6 thoughts on “IRAQI ENDGAME”

  • Don't truth me, Bro' says:

    The art of the whipsaw is displayed in detail in Robert Caro's The Power Broker: Robert Moses and the Fall of New York. Moses was slimy SOB and would be driving stakes or digging up roads well before he was legally able to do so.
    The underlying example set by Moses that the true fount of wealth in America is the tax coffers fits a pattern, in my mind. Caro's Lyndon Johnson bio is an extrapolation of that through the lense of Johnson's career. When the final volume comes out this year, with Caro's dogged research, I predict that he will have found that Johnson knew of Kennedy's assassination in advance, even if he was not culpable in any active sense. The sheer magnitude of expenditure in Viet Nam is the most obvious aspect of it as the blueprint for taking tax dollars from everyone and putting them in the pockets of a select minority while exerting greater and greater control over the general populace.
    Media ownership coupled with utility/energy ownership as well as military ownership, and all in the hands of more or less the same people who favor the market while pillaging the govt. dole. Hitler needed 33%. Here we have 1/100th of 1 percent ordering the 1/10th of 1 percent leading the next 10% leading a random smattering of fundamentalist redneck self-loathing projectionists of about 15-20% around by the nose.

  • Might not the next president follow the Nixonian example of promising progress, waiting out the first term, and then, when lame-duckedness has made him/her bulletproof, pull out and call it "peace with honor"? Granted, Iraq will be fucked, and much worse off than when we went in, but since our nation is already at a point of "screw 'em–it's them or us, and it ain't gonna be us," won't that be the inevitable decision?

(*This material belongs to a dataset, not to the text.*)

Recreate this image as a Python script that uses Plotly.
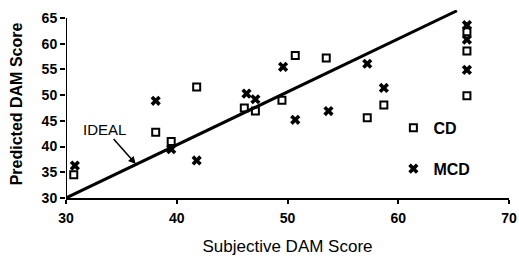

  • I have to agree. The whole point of this Iraq clusterfuck was perpetual war. There was never any intention to go in and get out. And once it was started, it's nearly impossible to stop. We're stuck.

    So is it worse to pull out, let the whole region go to hell in a handbasket, or do we continue to waste money and lives trying to keep things from getting any worse? This fucking blows.

  • VASQUEZ
    All right, we can't blow the fuck
    out of them…why not roll some
    canisters of CN-20 down there.
    Nerve gas the whole nest?

    HUDSON
    Look, man, let's just bug out and
    call it even, okay?

    RIPLEY
    (to Vasquez)
    No good. How do we know it'll
    effect their biochemistry? I say
    we take off and nuke the entire
    site from orbit. It's the only
    way to be sure.

    BURKE
    Now hold on a second. I'm not
    authorizing that action.

    RIPLEY
    Why not?

    Burke senses the challenge in her tone and backpedals
    flawlessly into conciliatory mode.

    BURKE
    Well, I mean…I know this is an
    emotional moment, but let's not
    make snap judgments. Let's move
    cautiously. First, this physical
    installation had a substantial
    dollar value attached to it —

    Lowering the level of discourse day in and day out.

  • The thing people need to realize is that the fighting in Iraq will continue whether or not our troops are there. So leaving our troops in Iraq helps how?? Maybe the thing to do is that if they haven't started bringing the troops home, vote out everyone up for election in 2010.